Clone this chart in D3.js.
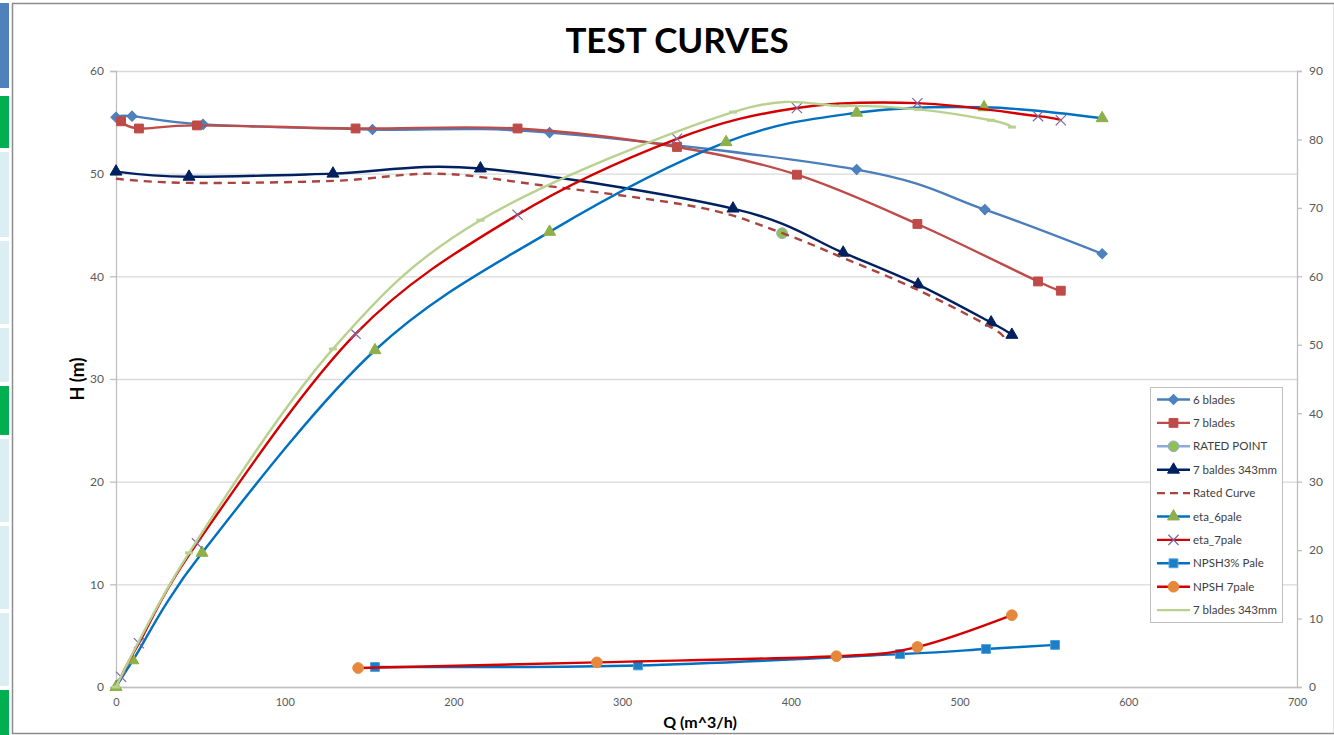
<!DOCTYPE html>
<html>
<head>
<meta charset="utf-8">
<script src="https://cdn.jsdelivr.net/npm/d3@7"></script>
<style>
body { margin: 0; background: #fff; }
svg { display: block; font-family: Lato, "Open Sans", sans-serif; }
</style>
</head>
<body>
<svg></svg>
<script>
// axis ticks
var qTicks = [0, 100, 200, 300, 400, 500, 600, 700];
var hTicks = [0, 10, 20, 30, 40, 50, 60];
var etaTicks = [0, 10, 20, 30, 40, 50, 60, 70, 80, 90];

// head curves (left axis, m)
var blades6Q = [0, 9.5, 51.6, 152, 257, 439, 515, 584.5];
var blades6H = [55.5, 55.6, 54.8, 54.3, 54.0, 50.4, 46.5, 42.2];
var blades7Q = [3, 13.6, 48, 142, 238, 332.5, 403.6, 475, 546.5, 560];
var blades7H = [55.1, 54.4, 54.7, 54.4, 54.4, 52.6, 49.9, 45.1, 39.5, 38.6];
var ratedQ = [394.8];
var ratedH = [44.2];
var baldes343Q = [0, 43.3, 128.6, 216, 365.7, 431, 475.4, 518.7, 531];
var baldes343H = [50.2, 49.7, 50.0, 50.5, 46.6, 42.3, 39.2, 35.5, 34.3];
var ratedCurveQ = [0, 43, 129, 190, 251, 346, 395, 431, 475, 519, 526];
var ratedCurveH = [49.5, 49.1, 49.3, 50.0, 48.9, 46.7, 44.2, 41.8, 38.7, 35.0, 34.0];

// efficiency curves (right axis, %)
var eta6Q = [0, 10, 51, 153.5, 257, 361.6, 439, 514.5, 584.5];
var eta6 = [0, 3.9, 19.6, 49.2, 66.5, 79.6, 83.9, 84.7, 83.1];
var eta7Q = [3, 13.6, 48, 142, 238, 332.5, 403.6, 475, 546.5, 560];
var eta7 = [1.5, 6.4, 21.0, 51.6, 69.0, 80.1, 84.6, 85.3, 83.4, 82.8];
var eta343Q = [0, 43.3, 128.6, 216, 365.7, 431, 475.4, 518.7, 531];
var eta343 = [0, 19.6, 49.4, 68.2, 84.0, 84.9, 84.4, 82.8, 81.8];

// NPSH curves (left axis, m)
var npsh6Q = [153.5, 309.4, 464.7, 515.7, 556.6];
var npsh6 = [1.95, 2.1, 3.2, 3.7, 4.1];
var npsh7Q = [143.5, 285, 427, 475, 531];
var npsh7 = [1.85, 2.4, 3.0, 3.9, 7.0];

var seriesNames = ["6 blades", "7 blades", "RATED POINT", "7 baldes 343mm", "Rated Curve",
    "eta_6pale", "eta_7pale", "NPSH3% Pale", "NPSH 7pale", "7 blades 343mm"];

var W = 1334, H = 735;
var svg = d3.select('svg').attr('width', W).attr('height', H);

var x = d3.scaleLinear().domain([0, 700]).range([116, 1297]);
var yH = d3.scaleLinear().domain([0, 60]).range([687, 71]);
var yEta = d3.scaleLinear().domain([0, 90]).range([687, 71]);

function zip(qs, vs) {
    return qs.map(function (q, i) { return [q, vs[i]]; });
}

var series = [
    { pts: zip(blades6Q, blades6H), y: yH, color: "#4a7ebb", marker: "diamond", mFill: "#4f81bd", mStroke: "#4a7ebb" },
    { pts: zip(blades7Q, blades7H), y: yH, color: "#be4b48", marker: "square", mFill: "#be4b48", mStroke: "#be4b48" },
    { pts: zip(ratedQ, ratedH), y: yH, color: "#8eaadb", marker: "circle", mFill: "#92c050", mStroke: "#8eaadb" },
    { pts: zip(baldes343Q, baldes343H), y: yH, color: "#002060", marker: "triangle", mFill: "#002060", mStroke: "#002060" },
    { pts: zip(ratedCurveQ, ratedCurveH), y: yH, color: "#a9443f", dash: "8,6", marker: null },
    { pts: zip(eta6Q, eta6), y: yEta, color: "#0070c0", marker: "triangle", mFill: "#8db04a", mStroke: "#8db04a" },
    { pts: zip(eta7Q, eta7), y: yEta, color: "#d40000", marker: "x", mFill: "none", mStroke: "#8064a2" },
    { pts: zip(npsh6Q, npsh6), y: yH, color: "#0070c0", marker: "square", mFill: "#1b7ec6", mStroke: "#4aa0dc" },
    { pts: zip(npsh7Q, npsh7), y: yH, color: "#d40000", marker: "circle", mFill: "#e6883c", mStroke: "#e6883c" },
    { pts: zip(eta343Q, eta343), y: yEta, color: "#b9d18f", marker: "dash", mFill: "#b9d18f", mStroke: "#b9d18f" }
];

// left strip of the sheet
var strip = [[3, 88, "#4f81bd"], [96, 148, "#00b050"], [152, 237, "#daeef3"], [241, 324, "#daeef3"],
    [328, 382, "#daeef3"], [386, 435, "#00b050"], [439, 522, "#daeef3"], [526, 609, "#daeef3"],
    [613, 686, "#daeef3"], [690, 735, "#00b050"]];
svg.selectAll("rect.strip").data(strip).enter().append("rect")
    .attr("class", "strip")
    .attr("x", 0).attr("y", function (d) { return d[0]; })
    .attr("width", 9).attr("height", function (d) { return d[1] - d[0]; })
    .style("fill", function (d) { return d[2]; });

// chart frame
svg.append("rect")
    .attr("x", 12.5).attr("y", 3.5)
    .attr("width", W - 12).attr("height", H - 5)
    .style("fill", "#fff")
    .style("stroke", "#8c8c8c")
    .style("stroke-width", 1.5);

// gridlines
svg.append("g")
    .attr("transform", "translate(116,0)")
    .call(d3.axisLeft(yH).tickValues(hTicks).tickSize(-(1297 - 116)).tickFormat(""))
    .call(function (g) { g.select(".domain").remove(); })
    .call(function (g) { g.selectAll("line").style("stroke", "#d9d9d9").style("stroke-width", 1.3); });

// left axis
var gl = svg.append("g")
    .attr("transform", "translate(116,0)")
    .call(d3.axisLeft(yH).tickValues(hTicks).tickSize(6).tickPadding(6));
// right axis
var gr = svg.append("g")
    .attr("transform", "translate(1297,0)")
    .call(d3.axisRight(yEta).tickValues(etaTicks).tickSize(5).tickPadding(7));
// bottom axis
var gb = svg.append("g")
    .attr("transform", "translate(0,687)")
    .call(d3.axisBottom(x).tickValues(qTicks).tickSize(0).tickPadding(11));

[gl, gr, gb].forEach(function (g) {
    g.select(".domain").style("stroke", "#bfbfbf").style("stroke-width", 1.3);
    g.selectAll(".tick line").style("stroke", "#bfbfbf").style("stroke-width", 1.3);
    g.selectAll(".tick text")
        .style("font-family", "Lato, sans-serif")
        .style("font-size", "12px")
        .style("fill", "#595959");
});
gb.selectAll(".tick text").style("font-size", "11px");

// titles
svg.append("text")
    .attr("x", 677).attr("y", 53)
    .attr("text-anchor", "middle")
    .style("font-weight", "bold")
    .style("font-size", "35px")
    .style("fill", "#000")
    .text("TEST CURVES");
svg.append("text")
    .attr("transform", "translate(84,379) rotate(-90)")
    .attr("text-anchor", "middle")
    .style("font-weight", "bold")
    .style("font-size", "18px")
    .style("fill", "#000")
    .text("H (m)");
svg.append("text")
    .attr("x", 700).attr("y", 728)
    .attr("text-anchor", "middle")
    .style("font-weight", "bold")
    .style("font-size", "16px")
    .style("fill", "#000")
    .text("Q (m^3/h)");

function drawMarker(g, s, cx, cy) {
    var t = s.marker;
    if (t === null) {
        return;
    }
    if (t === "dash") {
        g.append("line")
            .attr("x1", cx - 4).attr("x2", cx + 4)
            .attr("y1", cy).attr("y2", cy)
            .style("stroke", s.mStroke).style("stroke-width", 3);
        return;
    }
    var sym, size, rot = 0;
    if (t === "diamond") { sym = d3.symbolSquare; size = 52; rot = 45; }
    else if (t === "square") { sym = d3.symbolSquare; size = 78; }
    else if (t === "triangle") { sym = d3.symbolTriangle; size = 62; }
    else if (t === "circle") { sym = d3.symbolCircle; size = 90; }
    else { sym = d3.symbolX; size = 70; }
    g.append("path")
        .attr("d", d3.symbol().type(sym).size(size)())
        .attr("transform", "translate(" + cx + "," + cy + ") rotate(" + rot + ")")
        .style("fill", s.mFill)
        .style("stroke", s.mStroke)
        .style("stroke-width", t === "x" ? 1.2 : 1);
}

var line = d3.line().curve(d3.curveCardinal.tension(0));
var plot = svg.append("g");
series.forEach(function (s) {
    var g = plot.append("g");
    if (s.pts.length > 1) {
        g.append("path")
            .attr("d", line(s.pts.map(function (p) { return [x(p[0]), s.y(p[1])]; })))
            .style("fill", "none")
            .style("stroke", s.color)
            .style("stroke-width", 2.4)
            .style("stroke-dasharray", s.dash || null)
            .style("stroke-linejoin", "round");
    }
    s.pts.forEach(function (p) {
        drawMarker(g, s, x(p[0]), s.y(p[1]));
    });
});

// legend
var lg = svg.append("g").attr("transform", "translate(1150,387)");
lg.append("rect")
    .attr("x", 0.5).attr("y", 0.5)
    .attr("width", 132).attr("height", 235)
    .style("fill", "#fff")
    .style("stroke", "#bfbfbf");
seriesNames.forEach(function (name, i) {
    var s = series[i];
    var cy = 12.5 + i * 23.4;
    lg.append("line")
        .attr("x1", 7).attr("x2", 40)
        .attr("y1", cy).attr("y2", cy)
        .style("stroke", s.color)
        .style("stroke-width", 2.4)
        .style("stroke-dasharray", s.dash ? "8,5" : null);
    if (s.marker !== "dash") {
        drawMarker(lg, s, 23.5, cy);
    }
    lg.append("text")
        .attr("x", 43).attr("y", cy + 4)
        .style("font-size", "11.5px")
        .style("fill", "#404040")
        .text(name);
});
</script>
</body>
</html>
•••••
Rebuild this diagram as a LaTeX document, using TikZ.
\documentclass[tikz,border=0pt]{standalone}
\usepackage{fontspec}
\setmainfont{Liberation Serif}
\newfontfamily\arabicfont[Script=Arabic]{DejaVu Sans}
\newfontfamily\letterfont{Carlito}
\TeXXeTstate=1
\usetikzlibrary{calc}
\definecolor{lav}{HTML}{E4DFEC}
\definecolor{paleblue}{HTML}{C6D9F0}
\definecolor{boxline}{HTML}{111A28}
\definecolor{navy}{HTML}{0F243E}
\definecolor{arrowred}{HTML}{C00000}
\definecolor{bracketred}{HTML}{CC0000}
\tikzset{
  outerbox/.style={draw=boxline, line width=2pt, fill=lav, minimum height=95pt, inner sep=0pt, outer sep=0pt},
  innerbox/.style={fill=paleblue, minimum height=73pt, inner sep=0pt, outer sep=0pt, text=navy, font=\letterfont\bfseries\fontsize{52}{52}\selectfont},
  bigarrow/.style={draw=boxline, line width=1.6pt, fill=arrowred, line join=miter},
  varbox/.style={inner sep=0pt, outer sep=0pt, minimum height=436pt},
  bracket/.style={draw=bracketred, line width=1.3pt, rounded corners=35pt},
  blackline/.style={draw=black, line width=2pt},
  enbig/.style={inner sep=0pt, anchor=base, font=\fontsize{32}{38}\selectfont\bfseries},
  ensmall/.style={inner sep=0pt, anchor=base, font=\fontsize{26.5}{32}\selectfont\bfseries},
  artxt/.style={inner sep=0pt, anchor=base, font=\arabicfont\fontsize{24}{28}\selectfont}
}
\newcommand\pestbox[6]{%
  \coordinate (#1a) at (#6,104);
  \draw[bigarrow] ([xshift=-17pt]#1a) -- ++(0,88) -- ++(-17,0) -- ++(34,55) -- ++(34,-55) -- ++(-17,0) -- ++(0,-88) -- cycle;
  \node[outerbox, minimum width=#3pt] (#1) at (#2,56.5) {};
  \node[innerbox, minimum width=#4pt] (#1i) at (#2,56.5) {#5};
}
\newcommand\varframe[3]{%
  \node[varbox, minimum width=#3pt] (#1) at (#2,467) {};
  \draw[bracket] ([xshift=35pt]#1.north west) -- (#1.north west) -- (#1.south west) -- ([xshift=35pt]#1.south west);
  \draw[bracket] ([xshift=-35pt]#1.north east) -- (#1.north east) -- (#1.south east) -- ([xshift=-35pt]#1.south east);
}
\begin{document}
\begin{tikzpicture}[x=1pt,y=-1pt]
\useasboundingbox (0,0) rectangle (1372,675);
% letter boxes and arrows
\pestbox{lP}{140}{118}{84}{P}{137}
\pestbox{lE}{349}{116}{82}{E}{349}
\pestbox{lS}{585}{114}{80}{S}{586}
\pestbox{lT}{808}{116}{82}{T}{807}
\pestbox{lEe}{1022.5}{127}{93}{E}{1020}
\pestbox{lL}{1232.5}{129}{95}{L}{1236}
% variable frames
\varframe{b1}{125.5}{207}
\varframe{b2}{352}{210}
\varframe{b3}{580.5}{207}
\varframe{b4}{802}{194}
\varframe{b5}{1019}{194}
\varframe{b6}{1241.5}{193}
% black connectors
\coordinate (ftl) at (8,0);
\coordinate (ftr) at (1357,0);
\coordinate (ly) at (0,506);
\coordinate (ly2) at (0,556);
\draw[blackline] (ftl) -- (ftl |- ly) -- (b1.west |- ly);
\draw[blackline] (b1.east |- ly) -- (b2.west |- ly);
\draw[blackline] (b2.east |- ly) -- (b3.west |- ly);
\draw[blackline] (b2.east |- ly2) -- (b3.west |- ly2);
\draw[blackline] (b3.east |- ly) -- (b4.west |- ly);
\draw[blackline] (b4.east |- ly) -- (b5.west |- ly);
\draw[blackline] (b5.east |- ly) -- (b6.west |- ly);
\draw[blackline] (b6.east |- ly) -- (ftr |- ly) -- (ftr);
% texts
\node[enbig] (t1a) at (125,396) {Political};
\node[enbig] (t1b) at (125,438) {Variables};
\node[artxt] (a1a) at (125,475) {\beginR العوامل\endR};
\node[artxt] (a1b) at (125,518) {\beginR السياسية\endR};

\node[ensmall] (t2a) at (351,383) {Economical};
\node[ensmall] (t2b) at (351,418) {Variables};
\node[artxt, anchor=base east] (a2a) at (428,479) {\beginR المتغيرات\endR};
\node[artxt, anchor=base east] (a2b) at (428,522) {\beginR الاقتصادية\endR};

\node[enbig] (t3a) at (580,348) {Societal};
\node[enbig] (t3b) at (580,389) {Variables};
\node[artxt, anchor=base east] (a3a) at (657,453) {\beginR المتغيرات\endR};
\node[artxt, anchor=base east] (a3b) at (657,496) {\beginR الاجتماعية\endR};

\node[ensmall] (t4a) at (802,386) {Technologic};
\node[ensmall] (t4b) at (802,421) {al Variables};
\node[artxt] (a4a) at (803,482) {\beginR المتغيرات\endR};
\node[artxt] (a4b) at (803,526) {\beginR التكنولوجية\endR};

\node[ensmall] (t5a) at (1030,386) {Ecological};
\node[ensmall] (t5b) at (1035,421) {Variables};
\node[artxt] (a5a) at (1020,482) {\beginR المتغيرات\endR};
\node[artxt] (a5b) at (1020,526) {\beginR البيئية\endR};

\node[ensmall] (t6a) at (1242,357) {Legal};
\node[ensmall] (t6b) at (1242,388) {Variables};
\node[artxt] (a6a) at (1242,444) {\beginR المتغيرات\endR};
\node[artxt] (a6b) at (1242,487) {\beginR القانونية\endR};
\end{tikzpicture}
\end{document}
•••••
Exercise instructions: Look above for the line containing "Clone this chart in D3.js.", then write out every line from there down to the line containing "38.7, 35.0, 34.0];", that line included, with no pictures.

Result of this task:
Clone this chart in D3.js.
<!DOCTYPE html>
<html>
<head>
<meta charset="utf-8">
<script src="https://cdn.jsdelivr.net/npm/d3@7"></script>
<style>
body { margin: 0; background: #fff; }
svg { display: block; font-family: Lato, "Open Sans", sans-serif; }
</style>
</head>
<body>
<svg></svg>
<script>
// axis ticks
var qTicks = [0, 100, 200, 300, 400, 500, 600, 700];
var hTicks = [0, 10, 20, 30, 40, 50, 60];
var etaTicks = [0, 10, 20, 30, 40, 50, 60, 70, 80, 90];

// head curves (left axis, m)
var blades6Q = [0, 9.5, 51.6, 152, 257, 439, 515, 584.5];
var blades6H = [55.5, 55.6, 54.8, 54.3, 54.0, 50.4, 46.5, 42.2];
var blades7Q = [3, 13.6, 48, 142, 238, 332.5, 403.6, 475, 546.5, 560];
var blades7H = [55.1, 54.4, 54.7, 54.4, 54.4, 52.6, 49.9, 45.1, 39.5, 38.6];
var ratedQ = [394.8];
var ratedH = [44.2];
var baldes343Q = [0, 43.3, 128.6, 216, 365.7, 431, 475.4, 518.7, 531];
var baldes343H = [50.2, 49.7, 50.0, 50.5, 46.6, 42.3, 39.2, 35.5, 34.3];
var ratedCurveQ = [0, 43, 129, 190, 251, 346, 395, 431, 475, 519, 526];
var ratedCurveH = [49.5, 49.1, 49.3, 50.0, 48.9, 46.7, 44.2, 41.8, 38.7, 35.0, 34.0];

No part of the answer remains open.